Ich weiß nicht, das Nichtankommen meiner Briefe kann ich gar nicht so ernst nehmen, wenn ich da auch Dein Telegramm vor mir habe und am liebsten mit meinen längsten Schritten nach Berlin gelaufen wäre, um die Sache rasch und mündlich aufzuklären. Aber die Briefe müssen doch noch im Laufe des Nachmittags gekommen sein. Wie wäre es denn möglich, dass zwei zweifellos richtig adressierte, übrigens auch mit Absenderadresse versehene Briefe am gleichen Tage, trotzdem sie in verschiedenen Postsäcken befördert werden mußten, verlorengehen konnten? Das kann ich mir gar nicht denken. Wenn das wirklich geschehen ist, dann ist keine Sicherheit mehr, dann fangen wieder alle Briefe an verlorenzugehn, auch dieser, und nur gerade ein Telegramm findet noch seinen Weg. Und es bleibt der einzige Ausweg, wir werfen die Federn weg und laufen zueinander.

Liebste, ich bitte Dich jedenfalls mit aufgehobenen Händen, sei nicht auf meinen Roman eifersüchtig. Wenn die Leute im Roman Deine Eifersucht merken, laufen sie mir weg, ich halte sie ja sowieso nur an den Zipfeln ihrer Kleidung fest. Und bedenke, wenn sie mir weglaufen, ich müßte ihnen nachlaufen und wenn es bis in die Unterwelt wäre, wo sie ja eigentlich zuhause sind. Der Roman bin ich, meine Geschichten sind ich, wo wäre da, ich bitte Dich, der geringste Platz für Eifersucht. Alle meine Menschen laufen ja, wenn alles sonst in Ordnung ist, Arm in Arm auf Dich zu, um letzten Endes Dir zu dienen. Gewiß würde ich mich auch in Deiner Gegenwart vom Roman nicht losmachen, es wäre arg, wenn ich es könnte, denn durch mein Schreiben halte ich mich ja am Leben, halte mich an jenem Boot, auf dem Du, Felice, stehst. Traurig genug, dass es mir nicht recht gelingen will, mich hinaufzuschwingen. Aber begreife nur, liebste Felice, dass ich Dich und alles verlieren muß, wenn ich einmal das Schreiben verliere.

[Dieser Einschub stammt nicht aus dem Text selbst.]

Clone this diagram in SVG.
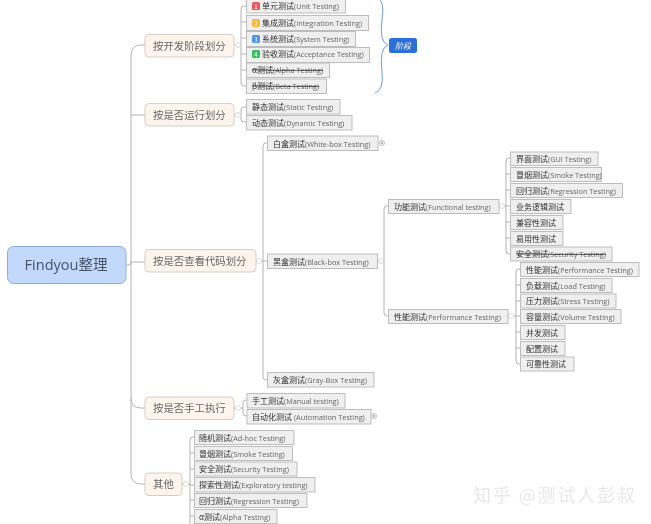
<svg xmlns="http://www.w3.org/2000/svg" width="651" height="524" viewBox="0 0 651 524">
<style>
text{font-family:"Noto Sans CJK SC","Noto Sans",sans-serif}
.l rect{fill:#efefef;stroke:#bdbdbd;stroke-width:1}
.l text{font-size:8px;fill:#2e2e2e;font-family:"Noto Sans CJK SC",sans-serif}
.l tspan{font-family:"Open Sans","Noto Sans CJK SC",sans-serif;font-size:7.3px;fill:#666}
.x text{text-decoration:line-through}
.c rect{fill:#fdf4ec;stroke:#d6cdc4;stroke-width:1}
.c text{font-size:10.4px;fill:#666;font-family:"Noto Sans CJK SC",sans-serif}
.b{fill:none;stroke:#b2b2b2;stroke-width:1}
.o{fill:#fff;stroke:#d2d2d2;stroke-width:.8}
.n{font-size:6px;fill:#fff;text-anchor:middle;font-family:"Liberation Sans",sans-serif}
</style>
<defs><filter id="s" x="-2%" y="-2%" width="104%" height="104%"><feGaussianBlur stdDeviation="0.42"/></filter></defs>
<rect width="651" height="524" fill="#fff"/>
<g filter="url(#s)">
<g id="connectors">
<path class="b" d="M126 265H129Q131 265 131 262V56Q131 45 141 45H145M131 115H145M131 262H145M131 398Q131 408 141 408H145M131 262V474Q131 484 141 484H145"/>
<path class="b" d="M234 45H241M246 6H244Q241 6 241 9V83Q241 86 244 86H246M241 22H246M241 38H246M241 54H246M241 70H246"/>
<path class="b" d="M234 115H241M246 107H244Q241 107 241 110V119Q241 122 244 122H246"/>
<path class="b" d="M256 261H263M267 143H266Q263 143 263 146V377Q263 380 266 380H267M263 261H267"/>
<path class="b" d="M378 261H384M388 206H387Q384 206 384 209V313Q384 316 387 316H388"/>
<path class="b" d="M499 206H510M510 158H509Q506 158 506 161V251Q506 254 509 254H510M506 174H510M506 190H510M506 222H510M506 238H510"/>
<path class="b" d="M508 316H520M520 269H519Q516 269 516 272V361Q516 364 519 364H520M516 285H520M516 301H520M516 332H520M516 348H520"/>
<path class="b" d="M234 408H243M247 400H246Q243 400 243 403V413Q243 416 246 416H247"/>
<path class="b" d="M182 484H190M194 437H193Q190 437 190 440V524M190 453H194M190 469H194M190 485H194M190 500H194M190 516H194"/>
<path fill="none" stroke="#6f9bd8" stroke-width="1" d="M378 -2Q385 2 382 20Q379 42 388 45Q379 48 382 72Q384 90 375 93"/>
<circle class="o" cx="238" cy="45" r="2.5"/><circle class="o" cx="238" cy="115" r="2.5"/><circle class="o" cx="259" cy="261" r="2.5"/><circle class="o" cx="381" cy="261" r="2.5"/><circle class="o" cx="502" cy="206" r="2.5"/><circle class="o" cx="511" cy="316" r="2.5"/><circle class="o" cx="238" cy="408" r="2.5"/><circle class="o" cx="186" cy="484" r="2.5"/>
<circle class="o" cx="382" cy="143" r="2.5" style="stroke:#aaa"/><circle cx="382" cy="143" r="1" fill="#999"/>
<circle class="o" cx="374" cy="416" r="2.5" style="stroke:#aaa"/><circle cx="374" cy="416" r="1" fill="#999"/>
</g>
<g id="root"><rect x="7.5" y="246.5" width="118.5" height="37" rx="6" fill="#c3d9fb" stroke="#8eaedd"/><text x="66" y="270" font-size="14.5" fill="#44546a" text-anchor="middle" style="font-family:'Open Sans','Noto Sans CJK SC',sans-serif">Findyou整理</text></g>
<g id="cat1" class="c"><rect x="145" y="34.5" width="89" height="22.5" rx="4"/><text x="153" y="49.5">按开发阶段划分</text></g>
<g id="cat2" class="c"><rect x="145" y="103.5" width="89" height="22.5" rx="4"/><text x="153" y="118.5">按是否运行划分</text></g>
<g id="cat3" class="c"><rect x="145" y="249.5" width="111" height="22.5" rx="4"/><text x="153" y="264.5">按是否查看代码划分</text></g>
<g id="cat4" class="c"><rect x="145" y="397" width="89" height="22.5" rx="4"/><text x="153" y="412">按是否手工执行</text></g>
<g id="cat5" class="c"><rect x="145" y="473" width="37" height="22.5" rx="4"/><text x="153" y="488">其他</text></g>
<g id="u1" class="l"><rect x="246.5" y="-2" width="99" height="15"/><rect x="252" y="2" width="8" height="8" rx="1.5" style="fill:#e8595a;stroke:none"/><text class="n" x="256" y="8.5" style="fill:#fff;font-size:6px">1</text><text x="262" y="9">单元测试<tspan>(Unit Testing)</tspan></text></g>
<g id="u2" class="l"><rect x="246.5" y="15.5" width="122" height="15"/><rect x="252" y="19" width="8" height="8" rx="1.5" style="fill:#f6b73c;stroke:none"/><text class="n" x="256" y="25.5" style="fill:#fff;font-size:6px">2</text><text x="262" y="26">集成测试<tspan>(Integration Testing)</tspan></text></g>
<g id="u3" class="l"><rect x="246.5" y="31.5" width="109" height="15"/><rect x="252" y="35" width="8" height="8" rx="1.5" style="fill:#4f93e6;stroke:none"/><text class="n" x="256" y="41.5" style="fill:#fff;font-size:6px">3</text><text x="262" y="42">系统测试<tspan>(System Testing)</tspan></text></g>
<g id="u4" class="l"><rect x="246.5" y="47.5" width="123" height="15"/><rect x="252" y="50" width="8" height="8" rx="1.5" style="fill:#2fc45a;stroke:none"/><text class="n" x="256" y="56.5" style="fill:#fff;font-size:6px">4</text><text x="262" y="57">验收测试<tspan>(Acceptance Testing)</tspan></text></g>
<g id="u5" class="l x"><rect x="246.5" y="63" width="83" height="14.5"/><text x="252" y="73">α测试<tspan>(Alpha Testing)</tspan></text></g>
<g id="u6" class="l x"><rect x="246.5" y="79" width="80" height="14.5"/><text x="252" y="89">β测试<tspan>(Beta Testing)</tspan></text></g>
<g id="badge"><rect x="389" y="38" width="28" height="15" rx="2.5" fill="#2a6fd6"/><text x="403" y="48.5" font-size="8" fill="#fff" text-anchor="middle" font-style="italic">阶段</text></g>
<g id="r1" class="l"><rect x="246.5" y="99.5" width="93.5" height="14.5"/><text x="252" y="110">静态测试<tspan>(Static Testing)</tspan></text></g>
<g id="r2" class="l"><rect x="246.5" y="115.5" width="105.5" height="14.5"/><text x="252" y="126">动态测试<tspan>(Dynamic Testing)</tspan></text></g>
<g id="w" class="l"><rect x="267.5" y="136" width="110.5" height="14.5"/><text x="273" y="146.5">白盒测试<tspan>(White-box Testing)</tspan></text></g>
<g id="k" class="l"><rect x="267.5" y="254" width="110" height="14.5"/><text x="273" y="264.5">黑盒测试<tspan>(Black-box Testing)</tspan></text></g>
<g id="g" class="l"><rect x="267.5" y="372.5" width="106.5" height="14.5"/><text x="273" y="383">灰盒测试<tspan>(Gray-Box Testing)</tspan></text></g>
<g id="f" class="l"><rect x="388.5" y="199.5" width="110.5" height="14"/><text x="394" y="209.5">功能测试<tspan>(Functional testing)</tspan></text></g>
<g id="p" class="l"><rect x="388.5" y="309.5" width="119.5" height="14"/><text x="394" y="319.5">性能测试<tspan>(Performance Testing)</tspan></text></g>
<g id="f1" class="l"><rect x="510.5" y="152" width="87.5" height="13.5"/><text x="516" y="162">界面测试<tspan>(GUI Testing)</tspan></text></g>
<g id="f2" class="l"><rect x="510.5" y="167.5" width="91" height="14"/><text x="516" y="177.5">冒烟测试<tspan>(Smoke Testing)</tspan></text></g>
<g id="f3" class="l"><rect x="510.5" y="183.5" width="112" height="14"/><text x="516" y="193.5">回归测试<tspan>(Regression Testing)</tspan></text></g>
<g id="f4" class="l"><rect x="510.5" y="199.5" width="60.5" height="14"/><text x="516" y="209.5">业务逻辑测试</text></g>
<g id="f5" class="l"><rect x="510.5" y="215.5" width="52.5" height="14"/><text x="516" y="225.5">兼容性测试</text></g>
<g id="f6" class="l"><rect x="510.5" y="231.5" width="52.5" height="14"/><text x="516" y="241.5">易用性测试</text></g>
<g id="f7" class="l x"><rect x="510.5" y="247" width="101.5" height="14"/><text x="516" y="257">安全测试<tspan>(Security Testing)</tspan></text></g>
<g id="p1" class="l"><rect x="520.5" y="262.5" width="118.5" height="14"/><text x="526" y="272.5">性能测试<tspan>(Performance Testing)</tspan></text></g>
<g id="p2" class="l"><rect x="520.5" y="278.5" width="91.5" height="14"/><text x="526" y="288.5">负载测试<tspan>(Load Testing)</tspan></text></g>
<g id="p3" class="l"><rect x="520.5" y="294" width="95.5" height="14"/><text x="526" y="304">压力测试<tspan>(Stress Testing)</tspan></text></g>
<g id="p4" class="l"><rect x="520.5" y="309.5" width="100.5" height="14"/><text x="526" y="319.5">容量测试<tspan>(Volume Testing)</tspan></text></g>
<g id="p5" class="l"><rect x="520.5" y="325.5" width="44.5" height="14"/><text x="526" y="335.5">并发测试</text></g>
<g id="p6" class="l"><rect x="520.5" y="341.5" width="44.5" height="14"/><text x="526" y="351.5">配置测试</text></g>
<g id="p7" class="l"><rect x="520.5" y="357" width="53.5" height="14"/><text x="526" y="367">可靠性测试</text></g>
<g id="m1" class="l"><rect x="247" y="393.5" width="98" height="14.5"/><text x="252" y="404">手工测试<tspan>(Manual testing)</tspan></text></g>
<g id="m2" class="l"><rect x="247" y="409.5" width="124" height="14.5"/><text x="252" y="420">自动化测试<tspan> (Automation Testing)</tspan></text></g>
<g id="o1" class="l"><rect x="194.5" y="430.5" width="99.5" height="14"/><text x="199" y="440.5">随机测试<tspan>(Ad-hoc Testing)</tspan></text></g>
<g id="o2" class="l"><rect x="194.5" y="446.5" width="98" height="14"/><text x="199" y="456.5">冒烟测试<tspan>(Smoke Testing)</tspan></text></g>
<g id="o3" class="l"><rect x="194.5" y="462" width="102.5" height="14"/><text x="199" y="472">安全测试<tspan>(Security Testing)</tspan></text></g>
<g id="o4" class="l"><rect x="194.5" y="477.5" width="120.5" height="14.5"/><text x="199" y="488">探索性测试<tspan>(Exploratory testing)</tspan></text></g>
<g id="o5" class="l"><rect x="194.5" y="493.5" width="112.5" height="14"/><text x="199" y="503.5">回归测试<tspan>(Regression Testing)</tspan></text></g>
<g id="o6" class="l"><rect x="194.5" y="509.5" width="82.5" height="14"/><text x="199" y="519.5">α测试<tspan>(Alpha Testing)</tspan></text></g>
<text x="473" y="502" font-size="18" fill="#e8e8e8" textLength="162" style="font-family:'Noto Sans CJK SC',sans-serif">知乎 @测试人彭叔</text>
</g>
</svg>
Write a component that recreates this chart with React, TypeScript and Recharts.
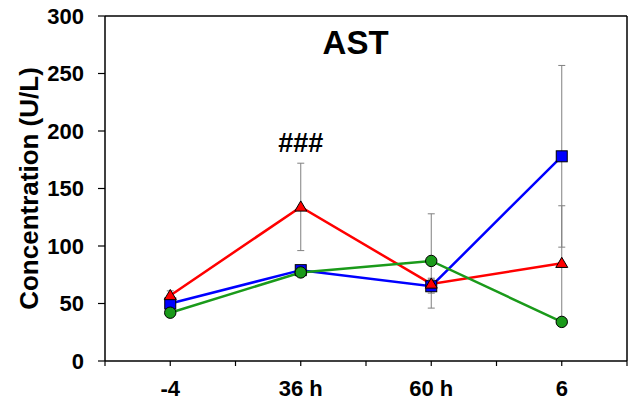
import { LineChart, Line, XAxis, YAxis, ErrorBar, ReferenceLine, ReferenceDot, Label } from 'recharts';

// x categories and their positions on the numeric axis
const categories = ['-4', '36 h', '60 h', '6'];
const xPositions = [0, 1, 2, 3];

// AST values (U/L) and error bars
const redValues = [57, 134, 67, 85];
const redErr = [4, 38, 5, 50];
const blueValues = [50, 79, 65, 178];
const blueErr = [3, 3, 6, 79];
const greenValues = [42, 77, 87, 34];
const greenErr = [2, 2, 41, 2];

const yTicks = [0, 50, 100, 150, 200, 250, 300];
const xTicks = [-0.5, 0, 0.5, 1, 1.5, 2, 2.5, 3, 3.5];

const data = xPositions.map((x, i) => ({
  x,
  red: redValues[i],
  redErr: redErr[i],
  blue: blueValues[i],
  blueErr: blueErr[i],
  green: greenValues[i],
  greenErr: greenErr[i],
}));

const FONT = '"Liberation Sans", Arial, sans-serif';
const GREEN = '#1a9a1a';

const Triangle = (props: any) => {
  const { cx, cy, index } = props;
  if (cx == null || cy == null) return <g key={`t-${index}`} />;
  const s = 6;
  return (
    <path
      key={`t-${index}`}
      d={`M${cx},${cy - s} L${cx + s},${cy + s * 0.7} L${cx - s},${cy + s * 0.7} Z`}
      fill="#ff0000"
      stroke="#000"
      strokeWidth={1}
    />
  );
};

const Square = (props: any) => {
  const { cx, cy, index } = props;
  if (cx == null || cy == null) return <g key={`s-${index}`} />;
  const s = 5.5;
  return <rect key={`s-${index}`} x={cx - s} y={cy - s} width={s * 2} height={s * 2} fill="#0000ff" stroke="#000" strokeWidth={1} />;
};

const Circle = (props: any) => {
  const { cx, cy, index } = props;
  if (cx == null || cy == null) return <g key={`c-${index}`} />;
  return <circle key={`c-${index}`} cx={cx} cy={cy} r={5.7} fill={GREEN} stroke="#000" strokeWidth={1} />;
};

export default function App() {
  return (
    <div style={{ position: 'absolute', left: 0, top: 0, width: 632, height: 404, background: '#fff' }}>
      <LineChart width={632} height={404} data={data} margin={{ top: 16, right: 5, bottom: 0, left: 0 }}>
        <XAxis
          dataKey="x"
          type="number"
          domain={[-0.5, 3.5]}
          ticks={xTicks}
          interval={0}
          height={43}
          allowDataOverflow
          tickFormatter={(v: number) => (Number.isInteger(v) ? categories[v] : '')}
          axisLine={{ stroke: '#000', strokeWidth: 1.5 }}
          tickLine={{ stroke: '#000', strokeWidth: 1.2 }}
          tickSize={5}
          tickMargin={14}
          tick={{ fill: '#000', fontSize: 22, fontWeight: 'bold', fontFamily: FONT }}
        />
        <YAxis
          domain={[0, 300]}
          ticks={yTicks}
          interval={0}
          width={105}
          axisLine={{ stroke: '#000', strokeWidth: 1.5 }}
          tickLine={{ stroke: '#000', strokeWidth: 1.2 }}
          tickSize={7}
          tickMargin={14}
          tick={{ fill: '#000', fontSize: 22, fontWeight: 'bold', fontFamily: FONT }}
        >
          <Label
            value="Concentration (U/L)"
            angle={-90}
            position="center"
            dx={-24}
            style={{ fill: '#000', fontSize: 26, fontWeight: 'bold', fontFamily: FONT, textAnchor: 'middle' }}
          />
        </YAxis>
        <ReferenceLine y={300} stroke="#000" strokeWidth={1.5} ifOverflow="visible" />
        <ReferenceLine x={3.5} stroke="#000" strokeWidth={1.5} ifOverflow="visible" />
        <ReferenceDot x={1.42} y={277} r={0} fill="none" stroke="none" ifOverflow="visible">
          <Label value="AST" position="center" style={{ fill: '#000', fontSize: 33, fontWeight: 'bold', fontFamily: FONT }} />
        </ReferenceDot>
        <ReferenceDot x={1} y={190} r={0} fill="none" stroke="none" ifOverflow="visible">
          <Label value="###" position="center" style={{ fill: '#000', fontSize: 27, fontWeight: 'bold', fontFamily: FONT }} />
        </ReferenceDot>
        <Line dataKey="blue" stroke="#0000ff" strokeWidth={2.5} dot={Square} isAnimationActive={false}>
          <ErrorBar dataKey="blueErr" direction="y" width={3.5} stroke="#808080" strokeWidth={1} />
        </Line>
        <Line dataKey="red" stroke="#ff0000" strokeWidth={2.5} dot={Triangle} isAnimationActive={false}>
          <ErrorBar dataKey="redErr" direction="y" width={3.5} stroke="#808080" strokeWidth={1} />
        </Line>
        <Line dataKey="green" stroke={GREEN} strokeWidth={2.5} dot={Circle} isAnimationActive={false}>
          <ErrorBar dataKey="greenErr" direction="y" width={3.5} stroke="#808080" strokeWidth={1} />
        </Line>
      </LineChart>
    </div>
  );
}
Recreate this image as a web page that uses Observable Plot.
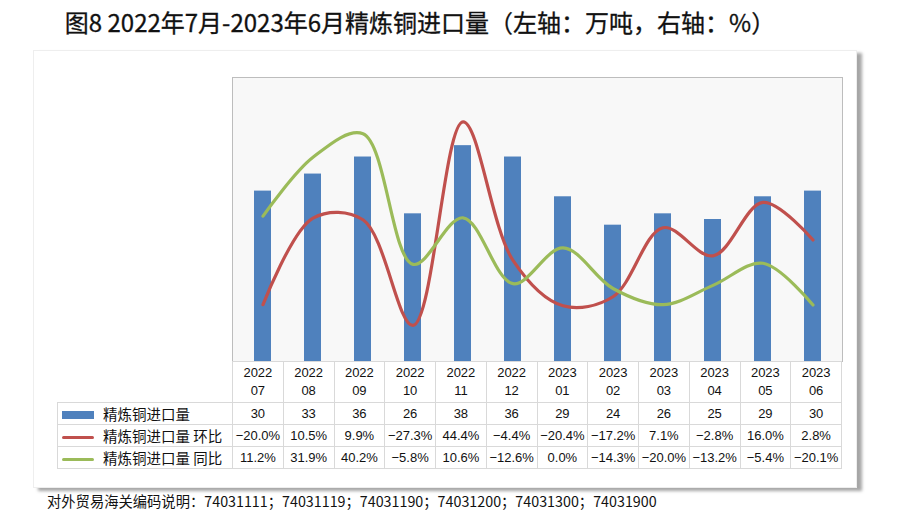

Wegen meines Buches [Betrachtung] mache Dir keine Sorgen, mein Gerede letzthin war die traurige Laune eines traurigen Abends. Ich glaubte damals, die beste Methode mein Buch Dir angenehm zu machen sei die, Dir dumme Vorwürfe zu machen. Lies es nur bei Gelegenheit und in Ruhe. Wie könnte es Dir schließlich fremd bleiben! Selbst wenn Du Dich zurückhieltest, es müßte Dich an sich reißen, wenn es mein guter Abgesandter ist.

Franz


[Am Rande der Seiten]

Ich weiß gar nicht recht, welcher Brief verlorengegangen sein soll, der von Napoleon und den Kindern oder der von Frankfurt?

Wehe, Liebste, wenn Du einmal in der Nacht aufstehst, um zu schreiben. Wehe!

Mit welcher Kollegin bist Du am 30. nachhause gelaufen?

Frage der Eifersucht: Was sagte Dein Vater über [Brods] "Arnold Beer"?




Boot: Das Boot-Bild bezieht sich offenbar auf die in Kafkas Brief vom 3. Dezember 1912, S. 149f. beschriebene Photographie Felicens.


Buches: Vgl. Kafkas Brief vom 29.-30. Dezember 1912, S. 218 f.